Word on the Street (WOTS), Baltimore's homeless street newspaper has been covering some important Baltimore City news stories on current issues supporting the more than 4,000 homeless persons living in the city. Without a doubt, this newspaper is growing and doing a stellar job in connecting readers to local events as well as a providing a platform for what local service providers are doing to end homelessness. Outside of other newspapers in the city also reporting the news on homelessness in Baltimore (The Baltimore Sun, The Baltimore Brew, and others), this street newspaper is organized and published by persons who are or formerly experienced homelessness in Baltimore.

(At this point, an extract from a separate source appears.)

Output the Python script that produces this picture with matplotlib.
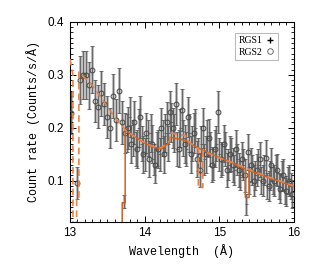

WOTS has the pulse of what is happening live on the streets of Baltimore; and the news reporting they are doing is needed: Baltimore's homeless population is growing; policies to support citizens experiencing homelessness are weak and bills sent up to the MD legislature in the last 3 years that would provide more opportunities for citizens to find affordable housing and fair tenant laws have been cast down. WOTS work along with their supporters (Homeless Persons Representation Project; The Public Justice Center; Healthcare for the Homeless, Baltimore Homeless Examiner and others) is important: they are getting the news as it happens and are networked well to share information across service providers who are also working together to create policies that support the end of homelessness.
The recent stabbing of a homeless man in the City of Baltimore's homeless shelter, not far from the encampment on Fallsway on http://www.wbal.com/article/98347/3/template-story/Man-Charged-For-Homeless-Shelter-Fatal-Stabbing (Source: WBAL Radio) has also been opined by WOTS. I am not surprised by this tragic event. Last year I spoke to residents of the shelter during a workshop I conducted who told me that the shelter was dangerous, festered with roaches and mice and staff persons who did not care about how they treated persons trying to sleep for a night in a bed. There were other horror stories told about this "new facility" that does not have enough beds for the homeless, especially women.
Critically, Baltimore City along with other cities and towns across America are suffering from a deficient of common sense on how to house the homeless and other persons looking for housing: affordable housing is needed - definitive, goal-setting, well-funded programs to get people in affordable, safe housing. I have grown tired of talking about this - where is the money from the government to house America's vulnerable citizens? When will we hear about actual plans to build housing, renovate dilapidated housing and move homeless citizens in them?
Check out Word on the Street http://wordonthestreetbaltimore.wordpress.com/2013/03/14/outrage-and-confusion-at-city-councils-journey-home-hearing/. The link provided is a recent story on the Baltimore Mayor’s Office Homeless Services meeting with community organizers to discuss Baltimore's 10-year Journey Home plan. "Journey Home"...read the story. Baltimore Mayor's Office needs to stop talking about citizens finding a home until they build some houses in the city that people can pay the rent in and change the tenant laws that keep unfair housing going in the city and landlords rich.
Word on the Street is a unique street newspaper in that it offers persons who have experienced homelessness an opportunity to express their voice on the issues outlining homelessness in Baltimore.